「最近、またトレードのスタイルが変わりました」
こう話すのは、「月100万円稼ぐ子育てママ」として有名な、FX(外国為替証拠金取引)トレーダーの鳥居万友美氏。2007年にサブプライム・ショックが起きる以前、円キャリートレードが世界中の為替相場を席巻していた2006年頃から活躍を続けている「キモノトレーダー」の一人だ。
当時、カリスマ主婦トレーダーと称された人は何人もいたが、世界的な金融危機を経て、現在まで勝ち組として生き残っているトレーダーは数えるほど。正真正銘の「FX界のカリスマ主婦」といえる存在である。
「2009年までは、ローソク足の『5分足』を使って、1日に数十回トレードをしていました。1回のトレードで、10pipsから15pipsという小さな値幅をこまめに狙うスキャルピングという手法です。しかし、2010年に入ってから、トレードスタイルが大きく変わり、いまでは1日のトレード回数を減らしても、十分な利益を上げられるようになったんです」(鳥居氏。以下同)
鳥居氏は、この新しいトレードスタイルを、“ゆったりハッピートレード”と呼んでいる。そこに至るまでの彼女のFXトレード遍歴を簡単に紹介しよう。
「私がFXを始めたのは2006年2月。子供も生まれ、これからは女性もある程度の経済的自立をしていかなければならないと考え、子育てしながらでも行なえるという理由で始めました」
その思惑通り、当時の大きな円安トレンドに乗って、スタート3か月で400万円以上の利益を上げた。しかし、その後、急激な円高によって500万円以上の損失を出すことに。「いずれまた円安に戻る」という、初心者が陥りがちな根拠のない思い込みで、損切りが遅れたため損失が膨らんだのだった。
「それからです、FXを真剣に勉強したのは。本やセミナーでチャートの見方を覚え、損切りを徹底し、そして、トレードの記録を付けて自分のトレードスタイルをつかもうとしました」
そうした努力が実を結び、FXを始めてから1年足らずで、月100万円の利益をコンスタントに上げることができるようになったという。そのときのトレードはというと、1時間足と15分足をメインに、有名なチャート法則である「グランビルの法則」をベースにしたシンプルな手法だった。
しかし、このトレードスタイルでは、パソコン画面を数時間にらんでいても、トレードのサインが1回も出なかった日があった。

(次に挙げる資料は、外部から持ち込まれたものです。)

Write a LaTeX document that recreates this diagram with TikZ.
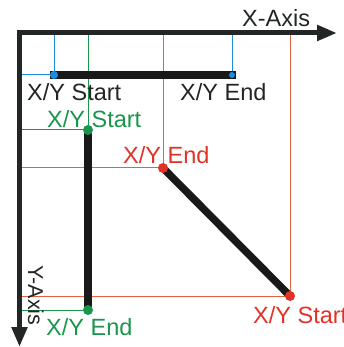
\documentclass[tikz,border=0pt]{standalone}
\usepackage{fontspec}
\setmainfont{Liberation Sans}
\usetikzlibrary{arrows.meta}

\definecolor{axisgray}{RGB}{35,38,38}
\definecolor{barblack}{RGB}{25,25,25}
\definecolor{xyblue}{RGB}{30,140,220}
\definecolor{xygreen}{RGB}{25,150,75}
\definecolor{xyred}{RGB}{225,50,40}
\definecolor{guidered}{RGB}{232,95,60}

\begin{document}
\begin{tikzpicture}[x=1pt,y=-1pt,
    axis/.style={line width=5pt,draw=axisgray,{Triangle[length=20pt,width=15pt]}-{Triangle[length=20pt,width=15pt]}},
    bar/.style={line width=7.5pt,draw=barblack},
    guide/.style={line width=1pt},
    dot/.style={circle,inner sep=0pt,minimum size=#1},
    dot/.default=10pt,
    lbl/.style={inner sep=0pt,anchor=base west,font=\fontsize{23.5}{28}\selectfont}]
    \useasboundingbox (0,0) rectangle (343,347);

    % axis corner and tips
    \coordinate (origin) at (19.5,33);
    \coordinate (x-tip) at (337,33);
    \coordinate (y-tip) at (19.5,347);

    % the three segments
    \coordinate (h-start) at (54,75);
    \coordinate (h-end) at (232,75);
    \coordinate (v-start) at (88,130);
    \coordinate (v-end) at (88,310);
    \coordinate (d-end) at (163,168);
    \coordinate (d-start) at (290,296);

    % guide lines to the axes
    \draw[guide,xyblue] (h-start) -- (h-start |- origin);
    \draw[guide,xyblue] (h-start) -- (h-start -| origin);
    \draw[guide,xyblue] (h-end) -- (h-end |- origin);
    \draw[guide,xygreen] (v-start) -- (v-start |- origin);
    \draw[guide,xygreen] (v-start) -- (v-start -| origin);
    \draw[guide,xygreen] (v-end) -- (v-end -| origin);
    \draw[guide,guidered] (d-end) -- (d-end |- origin);
    \draw[guide,guidered] (d-end) -- (d-end -| origin);
    \draw[guide,guidered] (d-start) -- (d-start |- origin);
    \draw[guide,guidered] (d-start) -- (d-start -| origin);

    \draw[axis] (x-tip) -- (origin) -- (y-tip);

    \draw[bar,line cap=rect] (h-start) -- (h-end);
    \draw[bar] (v-start) -- (v-end);
    \draw[bar] (d-end) -- (d-start);

    \node[dot=8pt,fill=xyblue] (h-start-dot) at (h-start) {};
    \node[dot=6pt,fill=xyblue] (h-end-dot) at (h-end) {};
    \node[dot,fill=xygreen] (v-start-dot) at (v-start) {};
    \node[dot,fill=xygreen] (v-end-dot) at (v-end) {};
    \node[dot,fill=xyred] (d-end-dot) at (d-end) {};
    \node[dot,fill=xyred] (d-start-dot) at (d-start) {};

    % labels
    \node[lbl,text=axisgray] (x-label) at (242,27) {X-Axis};
    \node[lbl,text=axisgray,rotate=-90,font=\fontsize{21.5}{26}\selectfont] (y-label) at (28,265) {Y-Axis};
    \node[lbl,text=axisgray] (h-start-lbl) at (27,101) {X/Y Start};
    \node[lbl,text=axisgray] (h-end-lbl) at (180,101) {X/Y End};
    \node[lbl,text=xygreen] (v-start-lbl) at (47,128) {X/Y Start};
    \node[lbl,text=xygreen] (v-end-lbl) at (46,335) {X/Y End};
    \node[lbl,text=xyred] (d-end-lbl) at (123,164) {X/Y End};
    \node[lbl,text=xyred] (d-start-lbl) at (253,323) {X/Y Start};
\end{tikzpicture}
\end{document}
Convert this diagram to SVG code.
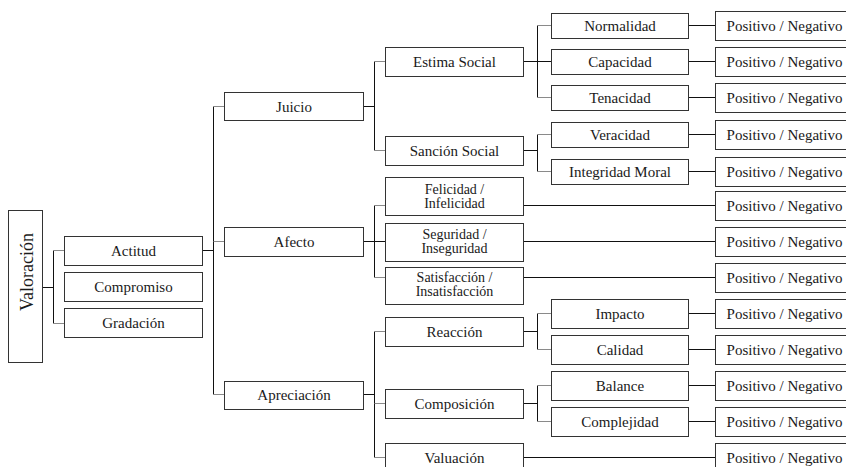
<svg xmlns="http://www.w3.org/2000/svg" width="846" height="467" viewBox="0 0 846 467">
<style>
.b{fill:#fff;stroke:#333;stroke-width:1}
.t{font-size:15px;fill:#1a1a1a;text-anchor:middle}
.s{font-size:14px}
.c line{stroke:#111;stroke-width:1}
.c .g{stroke:#8a8a8a}
</style>
<rect width="846" height="467" fill="#fff"/>
<g class="c" id="connectors">
<line x1="42.5" y1="287.5" x2="53.5" y2="287.5"/>
<line x1="53.5" y1="250.5" x2="53.5" y2="323.5"/>
<line class="g" x1="53.5" y1="250.5" x2="64.5" y2="250.5"/>
<line class="g" x1="53.5" y1="323.5" x2="64.5" y2="323.5"/>
<line x1="202.5" y1="250.5" x2="213.5" y2="250.5"/>
<line x1="213.5" y1="106.5" x2="213.5" y2="394.5"/>
<line class="g" x1="213.5" y1="106.5" x2="224.5" y2="106.5"/>
<line class="g" x1="213.5" y1="241.5" x2="224.5" y2="241.5"/>
<line class="g" x1="213.5" y1="394.5" x2="224.5" y2="394.5"/>
<line x1="363.5" y1="106.5" x2="374.5" y2="106.5"/>
<line x1="374.5" y1="61.5" x2="374.5" y2="150.5"/>
<line class="g" x1="374.5" y1="61.5" x2="385.5" y2="61.5"/>
<line class="g" x1="374.5" y1="150.5" x2="385.5" y2="150.5"/>
<line x1="363.5" y1="241.5" x2="385.5" y2="241.5"/>
<line x1="374.5" y1="205.5" x2="374.5" y2="277.5"/>
<line class="g" x1="374.5" y1="205.5" x2="385.5" y2="205.5"/>
<line class="g" x1="374.5" y1="277.5" x2="385.5" y2="277.5"/>
<line x1="363.5" y1="394.5" x2="374.5" y2="394.5"/>
<line x1="374.5" y1="331.5" x2="374.5" y2="457.5"/>
<line class="g" x1="374.5" y1="331.5" x2="385.5" y2="331.5"/>
<line class="g" x1="374.5" y1="403.5" x2="385.5" y2="403.5"/>
<line class="g" x1="374.5" y1="457.5" x2="385.5" y2="457.5"/>
<line x1="523.5" y1="61.5" x2="551.5" y2="61.5"/>
<line x1="537.5" y1="25.5" x2="537.5" y2="97.5"/>
<line class="g" x1="537.5" y1="25.5" x2="551.5" y2="25.5"/>
<line class="g" x1="537.5" y1="97.5" x2="551.5" y2="97.5"/>
<line x1="523.5" y1="150.5" x2="537.5" y2="150.5"/>
<line x1="537.5" y1="134.5" x2="537.5" y2="171.5"/>
<line class="g" x1="537.5" y1="134.5" x2="551.5" y2="134.5"/>
<line class="g" x1="537.5" y1="171.5" x2="551.5" y2="171.5"/>
<line x1="523.5" y1="331.5" x2="537.5" y2="331.5"/>
<line x1="537.5" y1="313.5" x2="537.5" y2="349.5"/>
<line class="g" x1="537.5" y1="313.5" x2="551.5" y2="313.5"/>
<line class="g" x1="537.5" y1="349.5" x2="551.5" y2="349.5"/>
<line x1="523.5" y1="403.5" x2="537.5" y2="403.5"/>
<line x1="537.5" y1="385.5" x2="537.5" y2="421.5"/>
<line class="g" x1="537.5" y1="385.5" x2="551.5" y2="385.5"/>
<line class="g" x1="537.5" y1="421.5" x2="551.5" y2="421.5"/>
<line x1="688.5" y1="25.5" x2="715.5" y2="25.5"/>
<line x1="688.5" y1="61.5" x2="715.5" y2="61.5"/>
<line x1="688.5" y1="97.5" x2="715.5" y2="97.5"/>
<line x1="688.5" y1="134.5" x2="715.5" y2="134.5"/>
<line x1="688.5" y1="171.5" x2="715.5" y2="171.5"/>
<line x1="523.5" y1="205.5" x2="715.5" y2="205.5"/>
<line x1="523.5" y1="241.5" x2="715.5" y2="241.5"/>
<line x1="523.5" y1="277.5" x2="715.5" y2="277.5"/>
<line x1="688.5" y1="313.5" x2="715.5" y2="313.5"/>
<line x1="688.5" y1="349.5" x2="715.5" y2="349.5"/>
<line x1="688.5" y1="385.5" x2="715.5" y2="385.5"/>
<line x1="688.5" y1="421.5" x2="715.5" y2="421.5"/>
<line x1="523.5" y1="457.5" x2="715.5" y2="457.5"/>
</g>

<g font-family="Liberation Serif, Times New Roman, serif">
<g id="valoracion"><rect class="b" x="8.5" y="210.5" width="34" height="152"/><text class="t" transform="translate(32.5,272) rotate(-90)" x="0" y="0" style="font-size:18px">Valoración</text></g>

<g id="actitud"><rect class="b" x="64.5" y="236.5" width="138" height="29"/><text class="t" x="133.5" y="256">Actitud</text></g>
<g id="compromiso"><rect class="b" x="64.5" y="272.5" width="138" height="29"/><text class="t" x="133.5" y="292">Compromiso</text></g>
<g id="gradacion"><rect class="b" x="64.5" y="308.5" width="138" height="29"/><text class="t" x="133.5" y="328">Gradación</text></g>

<g id="juicio"><rect class="b" x="224.5" y="92.5" width="139" height="28"/><text class="t" x="294" y="112">Juicio</text></g>
<g id="afecto"><rect class="b" x="224.5" y="227.5" width="139" height="29"/><text class="t" x="294" y="247">Afecto</text></g>
<g id="apreciacion"><rect class="b" x="224.5" y="381.5" width="139" height="28"/><text class="t" x="294" y="400">Apreciación</text></g>

<g id="estima-social"><rect class="b" x="385.5" y="47.5" width="138" height="29"/><text class="t" x="454.5" y="67">Estima Social</text></g>
<g id="sancion-social"><rect class="b" x="385.5" y="136.5" width="138" height="29"/><text class="t" x="454.5" y="156">Sanción Social</text></g>
<g id="felicidad"><rect class="b" x="385.5" y="177.5" width="138" height="38"/><text class="t s" x="454.5" y="194">Felicidad /</text><text class="t s" x="454.5" y="208">Infelicidad</text></g>
<g id="seguridad"><rect class="b" x="385.5" y="223.5" width="138" height="38"/><text class="t s" x="454.5" y="238.5">Seguridad /</text><text class="t s" x="454.5" y="252.5">Inseguridad</text></g>
<g id="satisfaccion"><rect class="b" x="385.5" y="267.5" width="138" height="37"/><text class="t s" x="454.5" y="282">Satisfacción /</text><text class="t s" x="454.5" y="296">Insatisfacción</text></g>
<g id="reaccion"><rect class="b" x="385.5" y="317.5" width="138" height="29"/><text class="t" x="454.5" y="337">Reacción</text></g>
<g id="composicion"><rect class="b" x="385.5" y="389.5" width="138" height="29"/><text class="t" x="454.5" y="409">Composición</text></g>
<g id="valuacion"><rect class="b" x="385.5" y="443.5" width="138" height="30"/><text class="t" x="454.5" y="463">Valuación</text></g>

<g id="normalidad"><rect class="b" x="551.5" y="13.5" width="137" height="25"/><text class="t" x="620" y="31">Normalidad</text></g>
<g id="capacidad"><rect class="b" x="551.5" y="49.5" width="137" height="25"/><text class="t" x="620" y="67">Capacidad</text></g>
<g id="tenacidad"><rect class="b" x="551.5" y="85.5" width="137" height="25"/><text class="t" x="620" y="103">Tenacidad</text></g>
<g id="veracidad"><rect class="b" x="551.5" y="122.5" width="137" height="25"/><text class="t" x="620" y="140">Veracidad</text></g>
<g id="integridad-moral"><rect class="b" x="551.5" y="159.5" width="137" height="25"/><text class="t" x="620" y="177">Integridad Moral</text></g>
<g id="impacto"><rect class="b" x="551.5" y="299.5" width="137" height="29"/><text class="t" x="620" y="319">Impacto</text></g>
<g id="calidad"><rect class="b" x="551.5" y="335.5" width="137" height="29"/><text class="t" x="620" y="355">Calidad</text></g>
<g id="balance"><rect class="b" x="551.5" y="371.5" width="137" height="29"/><text class="t" x="620" y="391">Balance</text></g>
<g id="complejidad"><rect class="b" x="551.5" y="407.5" width="137" height="29"/><text class="t" x="620" y="427">Complejidad</text></g>

<g id="pn1"><rect class="b" x="715.5" y="11.5" width="150" height="29"/><text class="t" x="784.5" y="31">Positivo / Negativo</text></g>
<g id="pn2"><rect class="b" x="715.5" y="47.5" width="150" height="29"/><text class="t" x="784.5" y="67">Positivo / Negativo</text></g>
<g id="pn3"><rect class="b" x="715.5" y="83.5" width="150" height="29"/><text class="t" x="784.5" y="103">Positivo / Negativo</text></g>
<g id="pn4"><rect class="b" x="715.5" y="120.5" width="150" height="29"/><text class="t" x="784.5" y="140">Positivo / Negativo</text></g>
<g id="pn5"><rect class="b" x="715.5" y="157.5" width="150" height="29"/><text class="t" x="784.5" y="177">Positivo / Negativo</text></g>
<g id="pn6"><rect class="b" x="715.5" y="191.5" width="150" height="29"/><text class="t" x="784.5" y="211">Positivo / Negativo</text></g>
<g id="pn7"><rect class="b" x="715.5" y="227.5" width="150" height="29"/><text class="t" x="784.5" y="247">Positivo / Negativo</text></g>
<g id="pn8"><rect class="b" x="715.5" y="263.5" width="150" height="29"/><text class="t" x="784.5" y="283">Positivo / Negativo</text></g>
<g id="pn9"><rect class="b" x="715.5" y="299.5" width="150" height="29"/><text class="t" x="784.5" y="319">Positivo / Negativo</text></g>
<g id="pn10"><rect class="b" x="715.5" y="335.5" width="150" height="29"/><text class="t" x="784.5" y="355">Positivo / Negativo</text></g>
<g id="pn11"><rect class="b" x="715.5" y="371.5" width="150" height="29"/><text class="t" x="784.5" y="391">Positivo / Negativo</text></g>
<g id="pn12"><rect class="b" x="715.5" y="407.5" width="150" height="29"/><text class="t" x="784.5" y="427">Positivo / Negativo</text></g>
<g id="pn13"><rect class="b" x="715.5" y="443.5" width="150" height="30"/><text class="t" x="784.5" y="463">Positivo / Negativo</text></g>
</g>
</svg>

子育てが忙しい時期でもあり、トレードの頻度を上げ、時間を効率よく使うために、もっと短い時間のローソク足を使いたいと考えた結果、たどり着いたのが「5分足トレード」だったのである。
「でも、取引回数が格段に増えた結果、どんどん眼精疲労や肩こりがひどくなってしまって……。ずっとチャートを凝視し続けるわけですから(笑)。これでは、疲労もたまり、結局は自分の使える時間がなくなってしまうことに気付いて、再び、新しいやり方を見つけようと試行錯誤をすることになったのです」
鳥居氏が「ゆったりハッピートレード」を確立するまでには、3度の大きな転機があったのだ。